What was also crucial during that part of the session was the tyre choice of Lewis Hamilton. The Mercedes driver did his usual run in the opening stages on a set of Mediums, however he was locking up a lot – like many – heading into turn one. Once he switched to another set of Mediums which would be his race start tyres, his engineer told him not to flat spot them because of how long the opening stint will be. However Lewis didn’t best his lap on them, and in doing so will now have to start his race on the set of tyres that he flat spotted in the opening stages of Q2.
Once we hit Q3 most of the lap times were set in the opening session, with few drivers improving during their final run. As such both Red Bulls start from 8th and 9th, with Vettel out-qualifying Riccardo, and Perez in P10. Alonso meanwhile starts in P7.
As for strategy, fairly straight forward one-stop will be adopted by the teams tomorrow. We expect most of the drivers on the Medium tyre in on lap 23 to switch to the Hard, with those starting on the Hard set to come in around lap 30 to do the final fourteen laps on the Medium tyre.
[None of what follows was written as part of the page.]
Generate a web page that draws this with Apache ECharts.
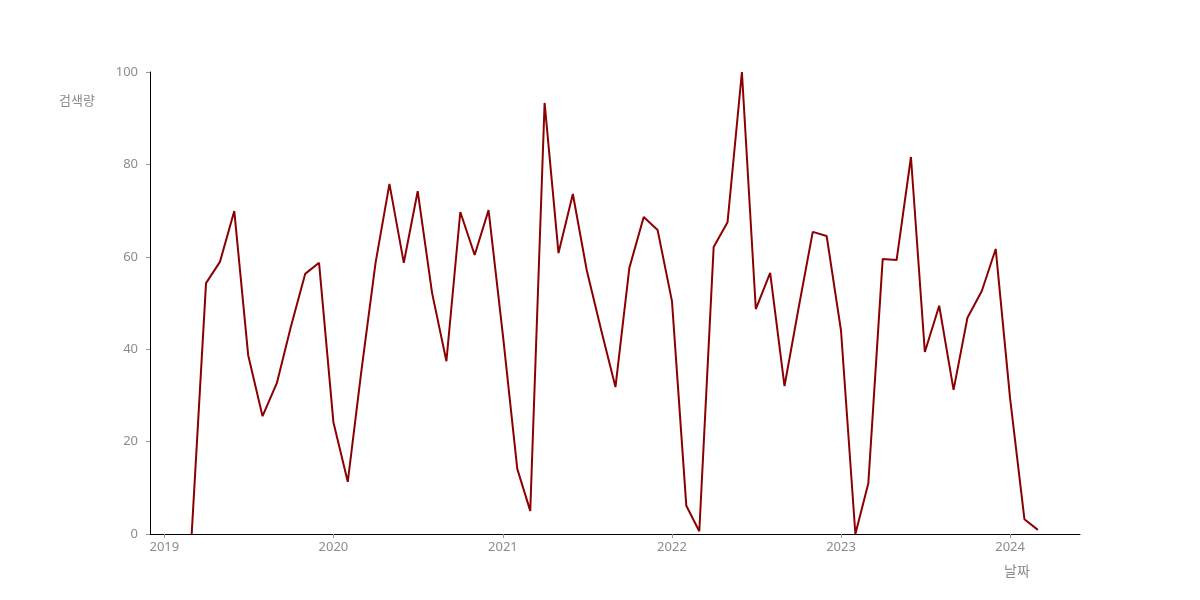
<!DOCTYPE html>
<html>
<head>
<meta charset="utf-8">
<script src="https://cdn.jsdelivr.net/npm/echarts@6/dist/echarts.min.js"></script>
<style>
  html, body { margin: 0; padding: 0; background: #fff; }
  #main { width: 1200px; height: 600px; }
</style>
</head>
<body>
<div id="main"></div>
<script>
// 월별 검색량 (2019-03 ~ 2024-03)
var months = [
  '2019-03-01', '2019-04-01', '2019-05-01', '2019-06-01', '2019-07-01', '2019-08-01',
  '2019-09-01', '2019-10-01', '2019-11-01', '2019-12-01',
  '2020-01-01', '2020-02-01', '2020-03-01', '2020-04-01', '2020-05-01', '2020-06-01',
  '2020-07-01', '2020-08-01', '2020-09-01', '2020-10-01', '2020-11-01', '2020-12-01',
  '2021-01-01', '2021-02-01', '2021-03-01', '2021-04-01', '2021-05-01', '2021-06-01',
  '2021-07-01', '2021-08-01', '2021-09-01', '2021-10-01', '2021-11-01', '2021-12-01',
  '2022-01-01', '2022-02-01', '2022-03-01', '2022-04-01', '2022-05-01', '2022-06-01',
  '2022-07-01', '2022-08-01', '2022-09-01', '2022-10-01', '2022-11-01', '2022-12-01',
  '2023-01-01', '2023-02-01', '2023-03-01', '2023-04-01', '2023-05-01', '2023-06-01',
  '2023-07-01', '2023-08-01', '2023-09-01', '2023-10-01', '2023-11-01', '2023-12-01',
  '2024-01-01', '2024-02-01', '2024-03-01'
];
var searchVolume = [
  0, 54.3, 58.9, 69.9, 38.7, 25.5, 32.7, 44.8, 56.3, 58.7,
  24.2, 11.3, 35, 58.7, 75.8, 58.7, 74.2, 52.2, 37.4, 69.7, 60.4, 70.1,
  43, 14.1, 5, 93.3, 60.8, 73.6, 57.1, 44.2, 31.8, 57.6, 68.6, 65.8,
  50.4, 6.1, 0.6, 62.1, 67.5, 100, 48.7, 56.5, 32, 48.7, 65.4, 64.5,
  44, 0, 11, 59.5, 59.3, 81.6, 39.4, 49.4, 31.2, 46.8, 52.6, 61.7,
  29.4, 3.2, 0.9
];
var xRange = ['2018-12-01', '2024-05-31'];
var yTicks = [0, 20, 40, 60, 80, 100];

var seriesData = months.map(function (m, i) { return [m, searchVolume[i]]; });

var myChart = echarts.init(document.getElementById('main'));
myChart.setOption({
  textStyle: { fontFamily: 'Noto Sans CJK KR' },
  animation: false,
  grid: { left: 150, right: 120, top: 72, bottom: 66 },
  xAxis: {
    type: 'time',
    min: xRange[0],
    max: xRange[1],
    minInterval: 365 * 24 * 3600 * 1000,
    name: '날짜',
    nameLocation: 'end',
    nameGap: -63,
    nameTextStyle: { color: '#8c8c8c', fontSize: 14, align: 'center', verticalAlign: 'top', padding: [30, 0, 0, 0] },
    axisLine: { lineStyle: { color: '#000', width: 1 } },
    axisTick: { show: true, length: 4, lineStyle: { color: '#999' } },
    axisLabel: { color: '#8c8c8c', fontSize: 13, fontFamily: 'Noto Sans', formatter: '{yyyy}', margin: 7, showMinLabel: false, showMaxLabel: false },
    splitLine: { show: false }
  },
  yAxis: {
    type: 'value',
    min: yTicks[0],
    max: yTicks[yTicks.length - 1],
    interval: 20,
    name: '검색량',
    nameLocation: 'end',
    nameGap: -28,
    nameTextStyle: { color: '#8c8c8c', fontSize: 13, align: 'right', verticalAlign: 'middle', padding: [0, 55, 0, 0] },
    axisLine: { show: true, lineStyle: { color: '#000', width: 1 } },
    axisTick: { show: true, length: 4, lineStyle: { color: '#999' } },
    axisLabel: { color: '#8c8c8c', fontSize: 13, fontFamily: 'Noto Sans', margin: 12 },
    splitLine: { show: false }
  },
  series: [{
    name: '검색량',
    type: 'line',
    data: seriesData,
    showSymbol: false,
    symbol: 'none',
    lineStyle: { color: '#8b0000', width: 2 },
    itemStyle: { color: '#8b0000' }
  }]
});
</script>
</body>
</html>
In terms of long run pace, both Williams and Mercedes look pretty closely matched like they did in Austria, however the pace over the course of a lap is much better from Mercedes. McLaren look like they are on course for a good result, with Ferrari and Red Bull look set to be in for an afternoon fighting over the final couple of points-paying positions.
Force India should be interesting. We know how well they are able to conserve tyres and make up track position, however with this being a one-stop it might be a bit more difficult for them to stretch out their stints and gain any benefit from them as a result.
Another thing to look out for tomorrow should be the top speeds. We saw today a peak of 219mph from both Rosberg and Bottas, however tomorrow it looks set to be in the 223mph-zone as the fuel loads get lighter and the lap times get faster. We will most likely see this from Mercedes, however Williams have shown some impressive straight-line speed on more than one occasion this year which matches the Mercedes, so it could even come from them.